Monday, Jan. 02, 1933

Surprise after Surprise

Several dozen Frenchmen decided last week that no stigma of default should attach to them. They would pay their share of the $19.000,000 which La Pa trie did not pay on Dec. 15 to les yanquis. Seizing paper & pencil they divided the 480,000,000-franc default by the population of France, 41,000,000, figured that each owed the U. S. between eleven and twelve francs (about 47-c-), popped this tidy sum into an envelope and mailed it to U. S. Ambassador Walter Evans Edge. Mr. Edge wrote letters to the several dozen Frenchmen, thanked them, returned their money. Other Frenchmen wrote denunciatory letters. In Montparnasse a mob knocked out the front teeth of a Dr. Daniel Mahoney of San Francisco, who won a Croix de Guerre in the war.

Meanwhile gallant Premier-reject Edouard Herriot, who went down fighting for payment to the U. S. when the Chamber overthrew his Cabinet (TIME, Dec. 26), received last week the most flabbergasting surprise of his life. As M. Herriot said not long ago: "Half the skill of being Premier of France lies in knowing how to fall!" but last week he learned that he need not have fallen, need never have raised the debt issue in the Chamber, need not have worried about it all those months. . . .

By mere chance Citizen Herriot picked up a copy of the 1932 budget which passed the Chamber under Premier Pierre Laval last February and passed the Senate under M. Laval's successor Premier Andre Tardieu. Thumbing through this ancient document--which dates from before the death of Aristide Briand (TIME, March 14); before the French general election which made M. Herriot premier; before the assassination of President Paul Doumer and the election of his successor President Albert Lebrun (TIME, May 16) --thumbing through the hoary pages of the bygone budget, M. Herriot came upon an item of 480,000,000 francs. There it stood in black and white! Nine months ago the Chamber & Senate scrupulously appropriated the whole sum necessary to pay the U. S. on Dec. 15.

Useless to ask questions of the man who drew up the budget! He, debonair M. Francois Pietri. Minister of the Budget in the Laval Cabinet, not only forgot--believe it or not--his handiwork completely but rushed to Premier Herriot's aid in the Chamber debate fortnight ago, delivered an elegant harangue asking his fellow Deputies to "vote this payment for the honor of France."

Pay Now? Mais Non! Despite Citizen Herriot's big discovery, his successor Premier Joseph Paul-Boncour made no move to pay last week. True, payment had been voted ten months ago but equally clear was the fact that the Chamber in its vote last fortnight "invited" the French Government to "defer"' payment. This invitation Maitre Paul-Boncour, one of the great lawyers of France, felt bound to accept. His program speech to the Chamber was a lawyer's masterpiece. Barely mentioning the general debt issue and skimming over France's default of the payment currently due, Orator Paul-Boncour led his hearers off down such rambling bypaths as: "This depression is not only economic but psychological in character, made up of international uneasiness, misunderstanding and rivalries. ... In Hungary food is cheap, but in Austria only unorganized labor is cheap. It hardly needed National Socialist attacks on Jewish merchants, such as the throwing of tear-gas bombs in one of the biggest Vienna department stores, to discourage Christmas shopping.

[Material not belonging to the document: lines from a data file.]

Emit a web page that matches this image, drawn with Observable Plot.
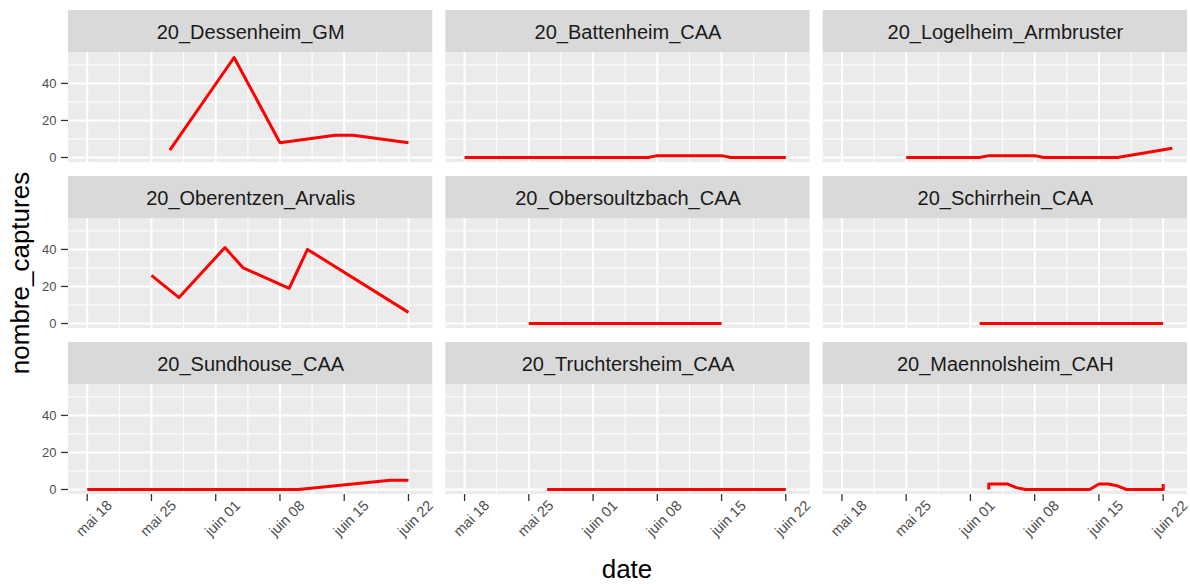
<!DOCTYPE html>
<html>
<head>
<meta charset="utf-8">
<script src="https://cdn.jsdelivr.net/npm/d3@7"></script>
<script src="https://cdn.jsdelivr.net/npm/@observablehq/plot@0.6"></script>
<style>
  html, body { margin: 0; padding: 0; background: #fff; }
  #wrap { position: relative; width: 1190px; height: 584px; font-family: "Liberation Sans", Arial, sans-serif; }
  #wrap svg { position: absolute; left: 0; top: 0; }
  .ttl { position: absolute; font-size: 26px; color: #000; white-space: nowrap; line-height: 1.1; }
</style>
</head>
<body>
<div id="wrap"></div>
<script>
// ---- data ----
const sites = ["20_Dessenheim_GM", "20_Battenheim_CAA", "20_Logelheim_Armbruster",
               "20_Oberentzen_Arvalis", "20_Obersoultzbach_CAA", "20_Schirrhein_CAA",
               "20_Sundhouse_CAA", "20_Truchtersheim_CAA", "20_Maennolsheim_CAH"];

const dessenheimDates = ["2020-05-27", "2020-06-03", "2020-06-08", "2020-06-14", "2020-06-16", "2020-06-22"];
const dessenheimValues = [4, 54, 8, 12, 12, 8];
const battenheimDates = ["2020-05-18", "2020-06-07", "2020-06-08", "2020-06-15", "2020-06-16", "2020-06-22"];
const battenheimValues = [0, 0, 1, 1, 0, 0];
const logelheimDates = ["2020-05-25", "2020-06-02", "2020-06-03", "2020-06-08", "2020-06-09", "2020-06-17", "2020-06-23"];
const logelheimValues = [0, 0, 1, 1, 0, 0, 5];
const oberentzenDates = ["2020-05-25", "2020-05-28", "2020-06-02", "2020-06-04", "2020-06-09", "2020-06-11", "2020-06-22"];
const oberentzenValues = [26, 14, 41, 30, 19, 40, 6];
const obersoultzbachDates = ["2020-05-25", "2020-06-15"];
const obersoultzbachValues = [0, 0];
const schirrheinDates = ["2020-06-02", "2020-06-22"];
const schirrheinValues = [0, 0];
const sundhouseDates = ["2020-05-18", "2020-06-10", "2020-06-20", "2020-06-22"];
const sundhouseValues = [0, 0, 5, 5];
const truchtersheimDates = ["2020-05-27", "2020-06-22"];
const truchtersheimValues = [0, 0];
const maennolsheimDates = ["2020-06-03", "2020-06-03", "2020-06-05", "2020-06-06", "2020-06-07", "2020-06-14",
                           "2020-06-15", "2020-06-16", "2020-06-17", "2020-06-18", "2020-06-22", "2020-06-22"];
const maennolsheimValues = [0, 3, 3, 1, 0, 0, 3, 3, 2, 0, 0, 3];

const xMajorTicks = ["2020-05-18", "2020-05-25", "2020-06-01", "2020-06-08", "2020-06-15", "2020-06-22"];
const xMinorTicks = ["2020-05-21T12:00", "2020-05-28T12:00", "2020-06-04T12:00", "2020-06-11T12:00", "2020-06-18T12:00"];
const xTickLabels = ["mai 18", "mai 25", "juin 01", "juin 08", "juin 15", "juin 22"];
const yMajorTicks = [0, 20, 40];
const yMinorTicks = [10, 30, 50];

// ---- build table ----
const seriesDates = [dessenheimDates, battenheimDates, logelheimDates, oberentzenDates, obersoultzbachDates,
                     schirrheinDates, sundhouseDates, truchtersheimDates, maennolsheimDates];
const seriesValues = [dessenheimValues, battenheimValues, logelheimValues, oberentzenValues, obersoultzbachValues,
                      schirrheinValues, sundhouseValues, truchtersheimValues, maennolsheimValues];
const toDate = s => new Date((s.length > 10 ? s : s + "T00:00") + "Z");
const rows = [];
sites.forEach((site, i) => {
  seriesDates[i].forEach((d, j) => rows.push({site, col: i % 3, row: Math.floor(i / 3), date: toDate(d), value: seriesValues[i][j]}));
});
const siteRows = sites.map((site, i) => ({site, col: i % 3, row: Math.floor(i / 3)}));
const majorDates = xMajorTicks.map(toDate);
const minorDates = xMinorTicks.map(toDate);

// ---- layout ----
const DAY = 864e5;
const xDomain = [new Date(+toDate("2020-05-18") - 2.04 * DAY), new Date(+toDate("2020-06-22") + 2.65 * DAY)];
const yLo = -2.7, yHi = 56.7;
const PANEL_H = 110, STRIP_H = 42;
const yTop = yLo + (yHi - yLo) * (PANEL_H + STRIP_H) / PANEL_H;

const chart = Plot.plot({
  width: 1190,
  height: 584,
  marginLeft: 68,
  marginRight: 3,
  marginTop: 10,
  marginBottom: 90,
  style: {fontFamily: "'Liberation Sans', Arial, sans-serif", background: "transparent", overflow: "visible"},
  x: {type: "utc", domain: xDomain, axis: null},
  y: {domain: [yLo, yTop], axis: null},
  fx: {domain: [0, 1, 2], axis: null, paddingInner: 0.0346, paddingOuter: 0, round: false},
  fy: {domain: [0, 1, 2], axis: null, paddingInner: 0.0843, paddingOuter: 0, round: false},
  marks: [
    Plot.rect(siteRows, {fx: "col", fy: "row", y1: yLo, y2: yHi, fill: "#EBEBEB"}),
    Plot.ruleY(yMinorTicks, {stroke: "white", strokeWidth: 1}),
    Plot.ruleX(minorDates, {y1: yLo, y2: yHi, stroke: "white", strokeWidth: 1}),
    Plot.ruleY(yMajorTicks, {stroke: "white", strokeWidth: 2}),
    Plot.ruleX(majorDates, {y1: yLo, y2: yHi, stroke: "white", strokeWidth: 2}),
    Plot.rect(siteRows, {fx: "col", fy: "row", y1: yHi, y2: yTop, fill: "#D9D9D9"}),
    Plot.text(siteRows, {fx: "col", fy: "row", text: "site", frameAnchor: "top", lineAnchor: "middle", dy: 22, fontSize: 20, fill: "#1A1A1A"}),
    Plot.line(rows, {fx: "col", fy: "row", x: "date", y: "value", z: "site", stroke: "#FF0000", strokeWidth: 3, strokeLinecap: "butt", strokeLinejoin: "round"}),
    Plot.axisX(majorDates, {facetAnchor: "bottom", tickSize: 7, tickFormat: () => "", label: null, stroke: "#333333", strokeWidth: 1.3}),
    Plot.text(majorDates, {x: d => d, text: (d, i) => xTickLabels[i], facetAnchor: "bottom", frameAnchor: "bottom", lineAnchor: "middle", rotate: -45, dx: 7, dy: 24, fontSize: 14.5, fill: "#4D4D4D"}),
    Plot.axisY(yMajorTicks, {facetAnchor: "left", tickSize: 7, tickPadding: 5, fontSize: 13, fill: "#4D4D4D", stroke: "#333333", strokeWidth: 1.3, label: null})
  ]
});

const wrap = document.getElementById("wrap");
wrap.appendChild(chart);

const xt = document.createElement("div");
xt.className = "ttl";
xt.textContent = "date";
xt.style.left = "627px"; xt.style.top = "569px";
xt.style.transform = "translate(-50%, -50%)";
wrap.appendChild(xt);

const yt = document.createElement("div");
yt.className = "ttl";
yt.textContent = "nombre_captures";
yt.style.left = "20px"; yt.style.top = "273px";
yt.style.transform = "translate(-50%, -50%) rotate(-90deg)";
wrap.appendChild(yt);
</script>
</body>
</html>
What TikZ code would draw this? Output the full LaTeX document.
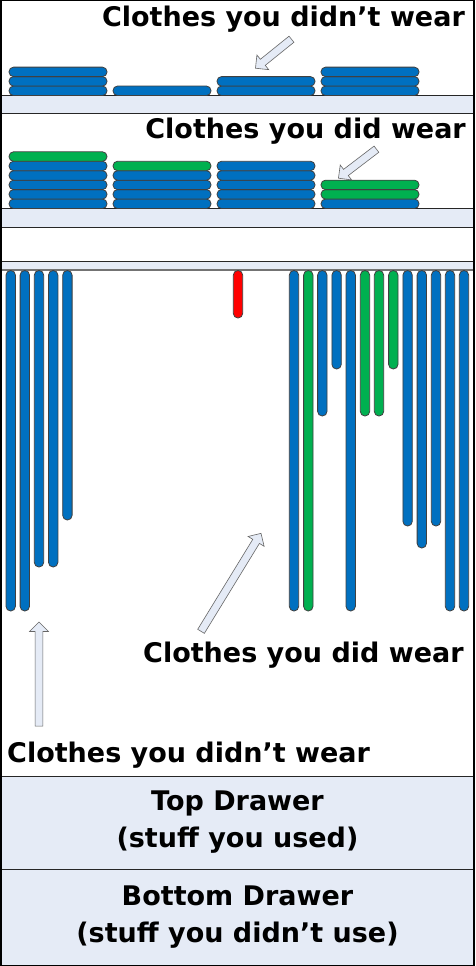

"The governments as well as the shoppers of Southeast Europe are beginning to count pennies. Repentance, however, has come late. The amounts spent by the Bethlen Government of Hungary, without Parliamentary authorization, on officers' polo grounds, hunting grounds, civil air service, summer resorts and gorgeous tuberculosis homes were actually greater than the sum France has just refused to pay the United States.

"Despite recent reductions, the sums set aside in Southeast European budgets for armaments are large enough. None say, however, how large the sums really are. In a lecture at Budapest this week, in which he discussed the value of a prewar budget analysis for espionage purposes, Field Marshal Urbansky, chief of the Intelligence Service of Austria-Hungary, declared that since the beginning of the disarmament discussions armament expenditures had been so camouflaged in post-war budgets that not even the spending governments knew the totals."

Charmed by the new Premier's fluent, actor-like diction the Chamber of Deputies gave him a vote of confidence 365-0-215. With this triumph won, Premier Paul-Boncour paid a surprise call on Ambassador Edge, courteously expressed his hope that sooner or later Herbert Hoover or Franklin Delano Roosevelt will be empowered by Congress to negotiate a brand new settlement of Europe's debts.